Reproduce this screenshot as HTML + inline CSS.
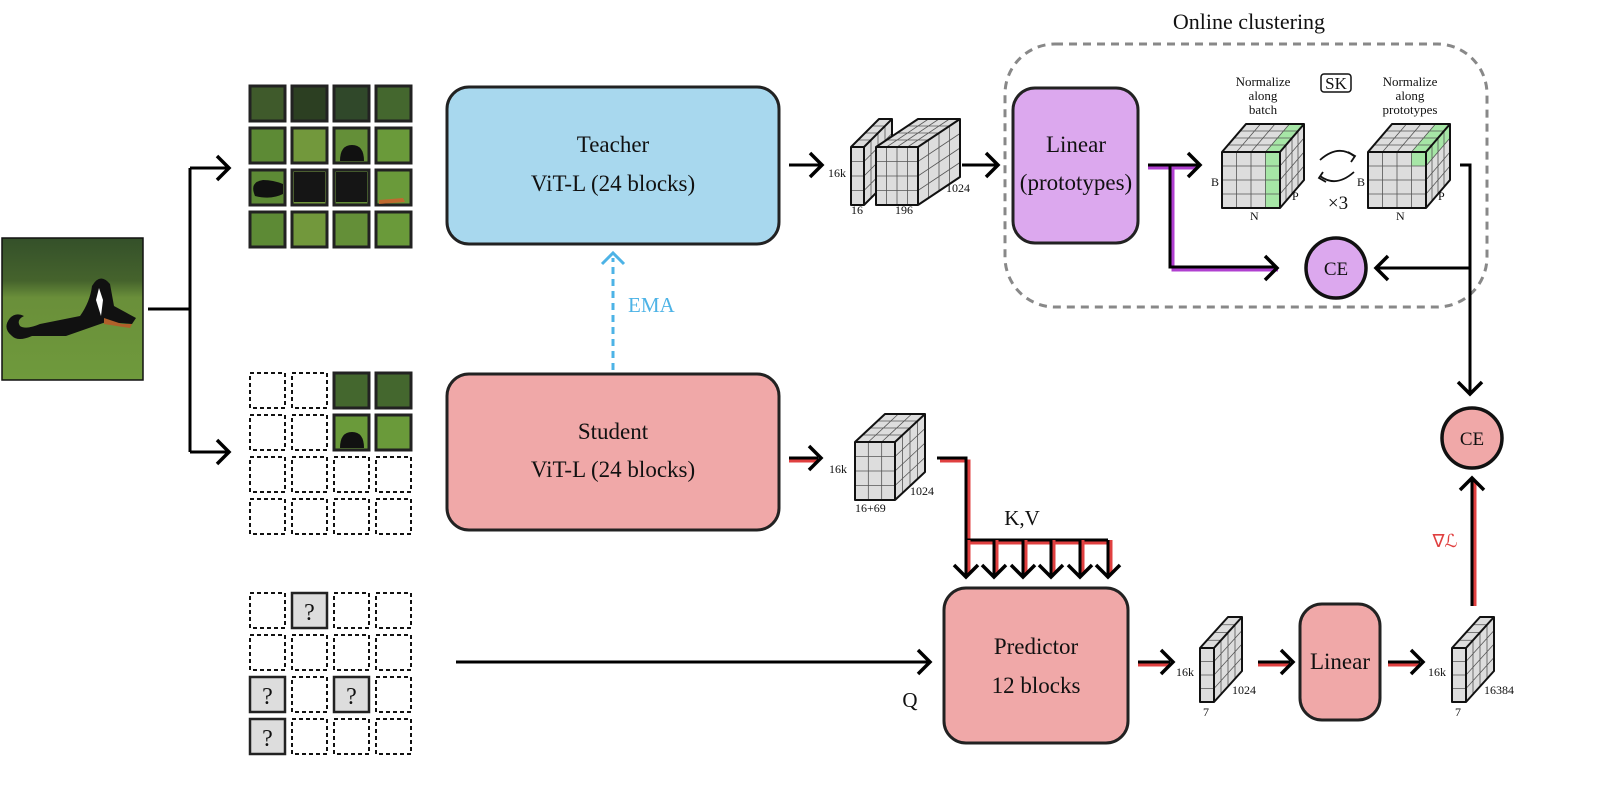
<!DOCTYPE html>
<html><head><meta charset="utf-8"><style>
html,body{margin:0;padding:0;background:#fff}
svg{display:block}
text{font-family:"Liberation Serif",serif;fill:#111}
</style></head><body>
<svg id="s" width="1597" height="806" viewBox="0 0 1597 806" xmlns="http://www.w3.org/2000/svg">
<defs>
<linearGradient id="ph" x1="0" y1="0" x2="0" y2="1"><stop offset="0" stop-color="#34502a"/><stop offset="0.3" stop-color="#45632c"/><stop offset="0.42" stop-color="#6a8f3a"/><stop offset="1" stop-color="#6f9a3c"/></linearGradient>
</defs>
<!-- dog photo -->
<rect x="2" y="238" width="141" height="142" fill="url(#ph)" stroke="#111" stroke-width="1.5"/>
<path d="M12,336 q-10,-8 -2,-18 q6,-6 14,-2 q-8,4 -4,10 q6,4 20,-2 l40,-8 q10,-14 12,-30 q8,-14 18,-2 l4,22 l22,12 l-4,6 l-26,-2 l-40,14 l-34,0 q-14,6 -20,0z" fill="#111"/>
<path d="M96,300 l3,-12 l4,12 l-2,16z" fill="#fff"/>
<path d="M104,318 l18,6 l10,0 l-2,4 l-26,-4z" fill="#b0602a"/>
<!-- branch -->
<g stroke="#000" stroke-width="3" fill="none">
<path d="M148,309 H190 M190,168 V452 M190,168 H228 M190,452 H228"/>
<path d="M217,156 l12,12 l-12,12 M217,440 l12,12 l-12,12" stroke-width="3.5"/>
</g>
<g id="grids"></g>
<!-- teacher -->
<rect x="447" y="87" width="332" height="157" rx="22" fill="#a8d8ee" stroke="#222" stroke-width="3"/>
<text x="613" y="152" font-size="23" text-anchor="middle">Teacher</text>
<text x="613" y="191" font-size="23" text-anchor="middle">ViT-L (24 blocks)</text>
<!-- student -->
<rect x="447" y="374" width="332" height="156" rx="22" fill="#f0a8a8" stroke="#222" stroke-width="3"/>
<text x="613" y="439" font-size="23" text-anchor="middle">Student</text>
<text x="613" y="477" font-size="23" text-anchor="middle">ViT-L (24 blocks)</text>
<!-- EMA -->
<path d="M613,370 V258" stroke="#4db3e6" stroke-width="3" stroke-dasharray="7,5" fill="none"/>
<path d="M602,264 l11,-11 l11,11" stroke="#4db3e6" stroke-width="3" fill="none"/>
<text x="628" y="312" font-size="21" style="fill:#4db3e6">EMA</text>
<!-- online clustering -->
<text x="1249" y="29" font-size="22" text-anchor="middle">Online clustering</text>
<rect x="1005" y="44" width="482" height="263" rx="50" fill="none" stroke="#888" stroke-width="3" stroke-dasharray="8,6"/>
<rect x="1013" y="88" width="125" height="155" rx="22" fill="#dca8ee" stroke="#222" stroke-width="3"/>
<text x="1076" y="152" font-size="23" text-anchor="middle">Linear</text>
<text x="1076" y="190" font-size="23" text-anchor="middle">(prototypes)</text>
<g font-size="13" text-anchor="middle">
<text x="1263" y="86">Normalize</text><text x="1263" y="100">along</text><text x="1263" y="114">batch</text>
<text x="1410" y="86">Normalize</text><text x="1410" y="100">along</text><text x="1410" y="114">prototypes</text>
</g>
<rect x="1321" y="74" width="30" height="18" rx="3" fill="none" stroke="#111" stroke-width="1.5"/>
<text x="1336" y="89" font-size="17" text-anchor="middle">SK</text>
<path d="M1320,160 q18,-16 34,-4 M1354,172 q-18,16 -34,4" stroke="#111" stroke-width="1.8" fill="none"/>
<path d="M1348,152 l7,4 l-4,6 M1326,182 l-7,-4 l4,-6" stroke="#111" stroke-width="1.8" fill="none"/>
<text x="1338" y="209" font-size="19" text-anchor="middle">×3</text>
<circle cx="1336" cy="268" r="30" fill="#dca8ee" stroke="#111" stroke-width="3.5"/>
<text x="1336" y="275" font-size="19" text-anchor="middle">CE</text>
<circle cx="1472" cy="438" r="30" fill="#f0a8a8" stroke="#111" stroke-width="3.5"/>
<text x="1472" y="445" font-size="19" text-anchor="middle">CE</text>
<!-- predictor / linear -->
<rect x="944" y="588" width="184" height="155" rx="22" fill="#f0a8a8" stroke="#222" stroke-width="3"/>
<text x="1036" y="654" font-size="23" text-anchor="middle">Predictor</text>
<text x="1036" y="693" font-size="23" text-anchor="middle">12 blocks</text>
<rect x="1300" y="604" width="80" height="116" rx="22" fill="#f0a8a8" stroke="#222" stroke-width="3"/>
<text x="1340" y="669" font-size="23" text-anchor="middle">Linear</text>
<text x="1022" y="525" font-size="21" text-anchor="middle">K,V</text>
<text x="910" y="707" font-size="21" text-anchor="middle">Q</text>
<text x="1445" y="547" font-size="18" text-anchor="middle" style="fill:#e04040">∇ℒ</text>
<g id="cubes"></g>
<g id="lines" fill="none" stroke-linejoin="miter"></g>
</svg>
<script>
const NS="http://www.w3.org/2000/svg";
function el(p,t,a,txt){const e=document.createElementNS(NS,t);for(const k in a)e.setAttribute(k,a[k]);if(txt!==undefined)e.textContent=txt;p.appendChild(e);return e;}
const G=document.getElementById('grids');
const xs=[250,292,334,376],sz=35;
const greens=['#3f5a2b','#2c3f22','#30482a','#44672e','#5d8a35','#6a9a3a','#648f38','#72983c'];
function photo(x,y,i){el(G,'rect',{x:x,y:y,width:sz,height:sz,fill:greens[i%8],stroke:'#222','stroke-width':3});}
function dash(x,y){el(G,'rect',{x:x,y:y,width:sz,height:sz,fill:'none',stroke:'#111','stroke-width':2,'stroke-dasharray':'4,3'});}
function q(x,y){el(G,'rect',{x:x,y:y,width:sz,height:sz,fill:'#ddd',stroke:'#222','stroke-width':2.5});el(G,'text',{x:x+17.5,y:y+27,'font-size':24,'text-anchor':'middle'},'?');}
const ty=[86,128,170,212];
ty.forEach((y,r)=>xs.forEach((x,c)=>{const i=r*4+c;photo(x,y,r==0?c:4+((i*3)%4));}));
// dog pieces in top grid
el(G,'path',{d:'M340,161 q0,-16 12,-16 q12,0 12,16z',fill:'#111'});
el(G,'path',{d:'M255,196 q-6,-14 8,-16 q10,0 20,4 v10 q-12,6 -28,2z',fill:'#111'});
el(G,'rect',{x:294,y:172,width:31,height:30,fill:'#151515'});
el(G,'rect',{x:336,y:172,width:31,height:30,fill:'#151515'});
el(G,'path',{d:'M379,200 l24,-2 l2,4 l-26,2z',fill:'#c06a30'});
const my=[373,415,457,499];
my.forEach((y,r)=>xs.forEach((x,c)=>{if(r<2&&c>=2){photo(x,y,r==0?3:5);}else dash(x,y);}));
el(G,'path',{d:'M340,448 q0,-16 12,-16 q12,0 12,16z',fill:'#111'});
const by=[593,635,677,719];
const qs={"0,1":1,"2,0":1,"2,2":1,"3,0":1};
by.forEach((y,r)=>xs.forEach((x,c)=>{if(qs[r+","+c])q(x,y);else dash(x,y);}));
// cubes
const C=document.getElementById('cubes');
function cube(x,y,w,h,dx,dy,cols,rows,dc,opts){opts=opts||{};
 const g=el(C,'g',{});
 el(g,'rect',{x:x,y:y,width:w,height:h,fill:'#ddd'});
 el(g,'path',{d:`M${x},${y} L${x+dx},${y-dy} L${x+w+dx},${y-dy} L${x+w},${y}Z`,fill:'#ddd'});
 el(g,'path',{d:`M${x+w},${y} L${x+w+dx},${y-dy} L${x+w+dx},${y+h-dy} L${x+w},${y+h}Z`,fill:'#ddd'});
 if(opts.green)opts.green(g);
 let d='';
 for(let i=1;i<cols;i++){const xx=x+w*i/cols;d+=`M${xx},${y+h}V${y}l${dx},${-dy}`;}
 for(let j=1;j<rows;j++){const yy=y+h*j/rows;d+=`M${x},${yy}H${x+w}l${dx},${-dy}`;}
 for(let k=1;k<dc;k++){const ox=dx*k/dc,oy=dy*k/dc;d+=`M${x+ox},${y-oy}H${x+w+ox}V${y+h-oy}`;}
 el(g,'path',{d:d,stroke:'#555','stroke-width':0.8,fill:'none'});
 el(g,'path',{d:`M${x},${y}h${w}v${h}h${-w}z M${x},${y}l${dx},${-dy}h${w}l${-dx},${dy} M${x+w+dx},${y-dy}v${h}l${-dx},${dy}`,stroke:'#111','stroke-width':2,fill:'none','stroke-linejoin':'round'});
}
function T(x,y,s,t,a){el(C,'text',{x:x,y:y,'font-size':s,'text-anchor':a||'start'},t);}
cube(851,147,13,58,28,28,1,4,4);
cube(876,147,42,58,42,28,4,4,4);
T(828,177,12,'16k');T(851,214,12,'16');T(895,214,12,'196');T(946,192,12,'1024');
cube(1222,152,58,56,24,28,4,4,4,{green:g=>{el(g,'rect',{x:1265,y:152,width:15,height:56,fill:'#a6e6a6'});el(g,'path',{d:'M1265,152 l24,-28 h15 l-24,28z',fill:'#a6e6a6'});}});
T(1211,186,12,'B');T(1250,220,12,'N');T(1292,200,12,'P');
cube(1368,152,58,56,24,28,4,4,4,{green:g=>{el(g,'rect',{x:1411,y:152,width:15,height:14,fill:'#a6e6a6'});el(g,'path',{d:'M1411,152 l24,-28 h15 l-24,28z',fill:'#a6e6a6'});el(g,'path',{d:'M1426,152 l24,-28 v14 l-24,28z',fill:'#a6e6a6'});}});
T(1357,186,12,'B');T(1396,220,12,'N');T(1438,200,12,'P');
cube(855,442,40,58,30,28,3,4,4);
T(829,473,12,'16k');T(855,512,12,'16+69');T(910,495,12,'1024');
cube(1200,648,14,54,28,31,1,4,4);
T(1176,676,12,'16k');T(1203,716,12,'7');T(1232,694,12,'1024');
cube(1452,648,14,54,28,31,1,4,4);
T(1428,676,12,'16k');T(1455,716,12,'7');T(1484,694,12,'16384');
const L=document.getElementById('lines');
function blk(d,w){el(L,'path',{d:d,stroke:'#000','stroke-width':w||3});}
function dbl(d,col,off){const g=el(L,'g',{transform:`translate(${off[0]},${off[1]})`});el(g,'path',{d:d,stroke:col,'stroke-width':3,fill:'none'});blk(d);}
const H=12;
function headR(x,y){blk(`M${x-H},${y-H} l${H},${H} l${-H},${H}`,3.5);}
function headL(x,y){blk(`M${x+H},${y-H} l${-H},${H} l${H},${H}`,3.5);}
function headD(x,y){blk(`M${x-H},${y-H} l${H},${H} l${H},${-H}`,3.5);}
function headU(x,y){blk(`M${x-H},${y+H} l${H},${-H} l${H},${H}`,3.5);}
blk('M789,165 H820');headR(822,165);
blk('M962,165 H996');headR(998,165);
dbl('M1148,165 H1198','#b040d0',[0,3]);headR(1200,165);
dbl('M1148,165 H1170 V267 H1275','#b040d0',[3,3]);headR(1277,268);
blk('M1460,165 H1470 V392');headD(1470,394);
blk('M1470,268 H1378');headL(1376,268);
dbl('M789,458 H818','#e04040',[0,3]);headR(821,458);
dbl('M937,458 H966 V540 H1108','#e04040',[3,3]);
[966,994,1023,1051,1080,1108].forEach(x=>{dbl(`M${x},540 V575`,'#e04040',[3,0]);headD(x,577);});
blk('M456,662 H928');headR(930,662);
dbl('M1138,662 H1170','#e04040',[0,3]);headR(1173,662);
dbl('M1258,662 H1290','#e04040',[0,3]);headR(1293,662);
dbl('M1388,662 H1420','#e04040',[0,3]);headR(1423,662);
dbl('M1472,606 V480','#e04040',[3,0]);headU(1472,478);
</script>
</body></html>
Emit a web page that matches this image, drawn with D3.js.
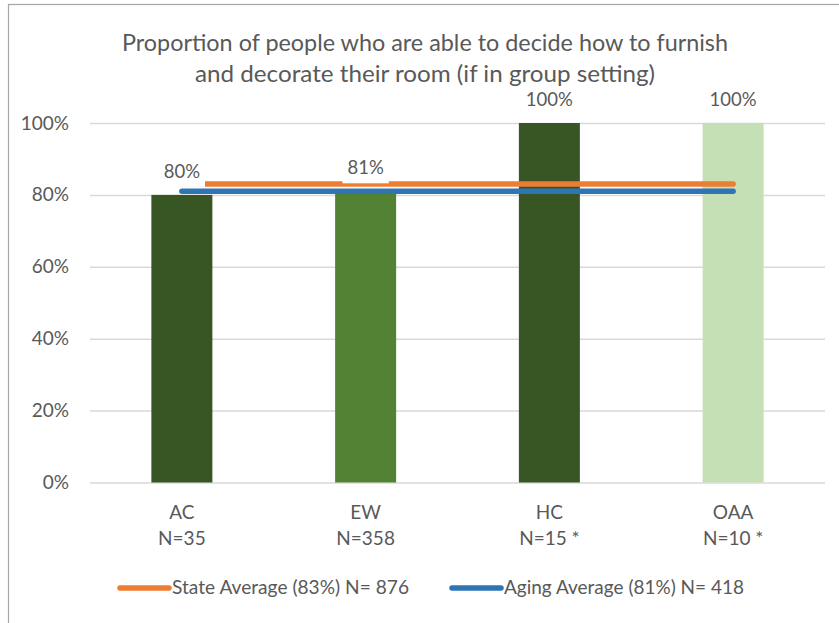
<!DOCTYPE html>
<html>
<head>
<meta charset="utf-8">
<script src="https://cdn.jsdelivr.net/npm/d3@7"></script>
<style>
  html, body { margin: 0; padding: 0; background: #fff; }
  svg { display: block; font-family: Lato, "Open Sans", sans-serif; }
</style>
</head>
<body>
<svg id="chart" width="839" height="623"></svg>
<script>
// ---- data ----
const categories = ["AC", "EW", "HC", "OAA"];
const sampleSizes = ["N=35", "N=358", "N=15 *", "N=10 *"];
const values = [0.80, 0.81, 1.00, 1.00];
const barColors = ["#375623", "#548235", "#375623", "#C5E0B4"];
const stateAverage = [0.83, 0.83, 0.83, 0.83];
const agingAverage = [0.81, 0.81, 0.81, 0.81];
const yTicks = [0, 0.2, 0.4, 0.6, 0.8, 1.0];
const titleLines = ["Proportion of people who are able to decide how to furnish",
                    "and decorate their room (if in group setting)"];
const legendLabels = ["State Average (83%) N= 876", "Aging Average (81%) N= 418"];
const lineColors = ["#ED7D31", "#2E75B6"];

// ---- layout ----
const svg = d3.select("#chart");
const textColor = "#595959";
const plotLeft = 90, plotRight = 825, plotTop = 123, plotBottom = 482.5;

const x = d3.scaleBand().domain(categories).range([plotLeft, plotRight])
  .paddingInner(0.668).paddingOuter(0.334);
const y = d3.scaleLinear().domain([0, 1]).range([plotBottom, plotTop]);

// border (top + left visible)
svg.append("rect").attr("x", 8.5).attr("y", 4.5).attr("width", 900).attr("height", 700)
  .attr("fill", "none").attr("stroke", "#a6a6a6").attr("stroke-width", 1.2);

// y axis + gridlines
const gy = svg.append("g").attr("transform", `translate(${plotLeft},0)`)
  .call(d3.axisLeft(y).tickValues(yTicks).tickFormat(d3.format(".0%"))
    .tickSizeInner(-(plotRight - plotLeft)).tickSizeOuter(0).tickPadding(21));
gy.select(".domain").remove();
gy.selectAll(".tick line").attr("stroke", "#d9d9d9").attr("stroke-width", 1.5);
gy.selectAll(".tick text").attr("fill", textColor).attr("font-size", 19)
  .attr("font-family", "Lato, sans-serif");

// bars
svg.append("g").selectAll("rect").data(values).join("rect")
  .attr("x", (d, i) => x(categories[i]))
  .attr("width", x.bandwidth())
  .attr("y", d => y(d))
  .attr("height", d => y(0) - y(d))
  .attr("fill", (d, i) => barColors[i]);

// x axis labels
const gx = svg.append("g").attr("transform", `translate(0,${plotBottom})`)
  .call(d3.axisBottom(x).tickSize(0).tickFormat(""));
gx.select(".domain").remove();
gx.selectAll(".tick text").each(function(d) {
  const t = d3.select(this).attr("y", 0).attr("dy", 0)
    .attr("fill", textColor).attr("font-size", 19).attr("font-family", "Lato, sans-serif");
  t.append("tspan").attr("x", 0).attr("y", 36.5).text(d);
  t.append("tspan").attr("x", 0).attr("y", 62.5).text(sampleSizes[categories.indexOf(d)]);
});

// average lines
const cx = c => x(c) + x.bandwidth() / 2;
const line = d3.line().x((d, i) => cx(categories[i])).y(d => y(d));
[stateAverage, agingAverage].forEach((series, k) => {
  svg.append("path").datum(series).attr("d", line)
    .attr("fill", "none").attr("stroke", lineColors[k])
    .attr("stroke-width", 5.5).attr("stroke-linecap", "round");
});

// data labels with white background
const labels = svg.append("g");
values.forEach((v, i) => {
  const g = labels.append("g");
  const bx = cx(categories[i]), by = y(v) - 17;
  const rect = g.append("rect").attr("fill", "#fff");
  const t = g.append("text").attr("x", bx).attr("y", by).attr("text-anchor", "middle")
    .attr("fill", textColor).attr("font-size", 18.5).text(d3.format(".0%")(v));
  const w = t.node().getComputedTextLength();
  rect.attr("x", bx - w / 2 - 5).attr("y", by - 15).attr("width", w + 10).attr("height", 24);
});

// title
svg.append("g").selectAll("text").data(titleLines).join("text")
  .attr("x", 425).attr("y", (d, i) => 51 + i * 31)
  .attr("text-anchor", "middle").attr("fill", textColor).attr("font-size", 24)
  .attr("textLength", (d, i) => [606, 460][i]).attr("lengthAdjust", "spacingAndGlyphs")
  .text(d => d);

// legend
const legendX = [120, 452];
const legendW = [237, 240];
legendLabels.forEach((lab, k) => {
  svg.append("line").attr("x1", legendX[k]).attr("x2", legendX[k] + 49)
    .attr("y1", 588).attr("y2", 588).attr("stroke", lineColors[k])
    .attr("stroke-width", 5.5).attr("stroke-linecap", "round");
  svg.append("text").attr("x", legendX[k] + 52).attr("y", 594)
    .attr("fill", textColor).attr("font-size", 19)
    .attr("textLength", legendW[k]).attr("lengthAdjust", "spacingAndGlyphs").text(lab);
});
</script>
</body>
</html>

[Set exercise]: Single out each line of the records above with the string "this" in it, and copy it.

[Complete output]:
Reproduce this screenshot as HTML + inline CSS.
Emit a web page that matches this image, drawn with D3.js.
  const t = d3.select(this).attr("y", 0).attr("dy", 0)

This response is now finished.